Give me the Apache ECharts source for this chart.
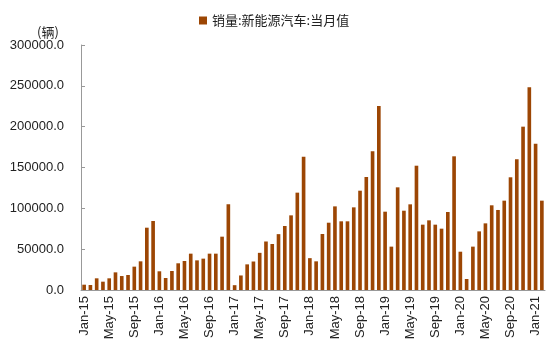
<!DOCTYPE html>
<html>
<head>
<meta charset="utf-8">
<script src="https://cdn.jsdelivr.net/npm/echarts@6/dist/echarts.min.js"></script>
<style>
  html, body { margin: 0; padding: 0; background: #fff; }
  #show_picture { width: 550px; height: 351px; }
</style>
</head>
<body>
<div id="show_picture"></div>
<script>
// 月份 Jan-15 ~ Feb-21
const months = [];
const mon = ['Jan','Feb','Mar','Apr','May','Jun','Jul','Aug','Sep','Oct','Nov','Dec'];
for (let y = 15; y <= 21; y++) {
    for (let m = 0; m < 12; m++) {
        if (y === 21 && m > 1) break;
        months.push(mon[m] + '-' + y);
    }
}

const seriesName = '销量:新能源汽车:当月值';

const sales = [
    6500, 6100, 14300, 10200, 14300, 21600, 17100, 18400, 28600, 35100, 76300, 84500,
    22900, 14700, 23300, 32700, 35500, 44500, 36300, 38400, 44500, 44500, 65300, 105000,
    5900, 17800, 31400, 34900, 45500, 59400, 56300, 68400, 78400, 91400, 119200, 163300,
    39000, 35100, 68600, 82400, 102400, 84100, 84100, 101200, 121600, 138400, 169800, 225300,
    95900, 53100, 125700, 97100, 104900, 152200, 80000, 85300, 80000, 75100, 95500, 163700,
    46900, 13500, 53100, 71800, 81600, 103700, 98000, 109400, 138000, 160000, 200000, 248200,
    179200, 109400
];

const yTicks = [0, 50000, 100000, 150000, 200000, 250000, 300000];

let myChart = echarts.init(document.getElementById('show_picture'));
let option = {
    animation: false,
    title: {
        text: '(辆)',
        left: 32,
        top: 21,
        textStyle: { fontSize: 13, fontWeight: 'normal', color: '#222', fontFamily: 'Noto Sans CJK SC' }
    },
    legend: {
        data: [seriesName],
        left: 194,
        top: 9,
        itemWidth: 8,
        itemHeight: 8,
        itemGap: 3,
        icon: 'rect',
        textStyle: { fontSize: 13, color: '#222', fontFamily: 'Noto Sans CJK SC' }
    },
    grid: { left: 81, right: 5, top: 45, bottom: 61 },
    xAxis: {
        type: 'category',
        data: months,
        boundaryGap: true,
        axisLine: { lineStyle: { color: '#999' } },
        axisTick: { interval: 3, alignWithLabel: true, length: 4, lineStyle: { color: '#999' } },
        axisLabel: {
            interval: 3,
            rotate: 90,
            fontSize: 13,
            color: '#222',
            fontFamily: 'Liberation Sans',
            margin: 6
        },
        splitLine: { show: false }
    },
    yAxis: {
        type: 'value',
        min: yTicks[0],
        max: yTicks[yTicks.length - 1],
        interval: 50000,
        axisLine: { show: true, lineStyle: { color: '#999' } },
        axisTick: { show: true, inside: true, length: 4, lineStyle: { color: '#999' } },
        axisLabel: {
            formatter: v => v.toFixed(1),
            fontSize: 13,
            color: '#222',
            fontFamily: 'Liberation Sans',
            margin: 17
        },
        splitLine: { show: false }
    },
    series: [
        {
            name: seriesName,
            type: 'bar',
            data: sales,
            barWidth: '58%',
            itemStyle: { color: '#9C4604' }
        }
    ]
};

option && myChart.setOption(option);
</script>
</body>
</html>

|---|

▶ **TASK OBJECTIVE**
With the pictures left out, transcribe the material exactly.

▶ **THE RESULT**
Give me the Apache ECharts source for this chart.
<!DOCTYPE html>
<html>
<head>
<meta charset="utf-8">
<script src="https://cdn.jsdelivr.net/npm/echarts@6/dist/echarts.min.js"></script>
<style>
  html, body { margin: 0; padding: 0; background: #fff; }
  #show_picture { width: 550px; height: 351px; }
</style>
</head>
<body>
<div id="show_picture"></div>
<script>
// 月份 Jan-15 ~ Feb-21
const months = [];
const mon = ['Jan','Feb','Mar','Apr','May','Jun','Jul','Aug','Sep','Oct','Nov','Dec'];
for (let y = 15; y <= 21; y++) {
    for (let m = 0; m < 12; m++) {
        if (y === 21 && m > 1) break;
        months.push(mon[m] + '-' + y);
    }
}

const seriesName = '销量:新能源汽车:当月值';

const sales = [
    6500, 6100, 14300, 10200, 14300, 21600, 17100, 18400, 28600, 35100, 76300, 84500,
    22900, 14700, 23300, 32700, 35500, 44500, 36300, 38400, 44500, 44500, 65300, 105000,
    5900, 17800, 31400, 34900, 45500, 59400, 56300, 68400, 78400, 91400, 119200, 163300,
    39000, 35100, 68600, 82400, 102400, 84100, 84100, 101200, 121600, 138400, 169800, 225300,
    95900, 53100, 125700, 97100, 104900, 152200, 80000, 85300, 80000, 75100, 95500, 163700,
    46900, 13500, 53100, 71800, 81600, 103700, 98000, 109400, 138000, 160000, 200000, 248200,
    179200, 109400
];

const yTicks = [0, 50000, 100000, 150000, 200000, 250000, 300000];

let myChart = echarts.init(document.getElementById('show_picture'));
let option = {
    animation: false,
    title: {
        text: '(辆)',
        left: 32,
        top: 21,
        textStyle: { fontSize: 13, fontWeight: 'normal', color: '#222', fontFamily: 'Noto Sans CJK SC' }
    },
    legend: {
        data: [seriesName],
        left: 194,
        top: 9,
        itemWidth: 8,
        itemHeight: 8,
        itemGap: 3,
        icon: 'rect',
        textStyle: { fontSize: 13, color: '#222', fontFamily: 'Noto Sans CJK SC' }
    },
    grid: { left: 81, right: 5, top: 45, bottom: 61 },
    xAxis: {
        type: 'category',
        data: months,
        boundaryGap: true,
        axisLine: { lineStyle: { color: '#999' } },
        axisTick: { interval: 3, alignWithLabel: true, length: 4, lineStyle: { color: '#999' } },
        axisLabel: {
            interval: 3,
            rotate: 90,
            fontSize: 13,
            color: '#222',
            fontFamily: 'Liberation Sans',
            margin: 6
        },
        splitLine: { show: false }
    },
    yAxis: {
        type: 'value',
        min: yTicks[0],
        max: yTicks[yTicks.length - 1],
        interval: 50000,
        axisLine: { show: true, lineStyle: { color: '#999' } },
        axisTick: { show: true, inside: true, length: 4, lineStyle: { color: '#999' } },
        axisLabel: {
            formatter: v => v.toFixed(1),
            fontSize: 13,
            color: '#222',
            fontFamily: 'Liberation Sans',
            margin: 17
        },
        splitLine: { show: false }
    },
    series: [
        {
            name: seriesName,
            type: 'bar',
            data: sales,
            barWidth: '58%',
            itemStyle: { color: '#9C4604' }
        }
    ]
};

option && myChart.setOption(option);
</script>
</body>
</html>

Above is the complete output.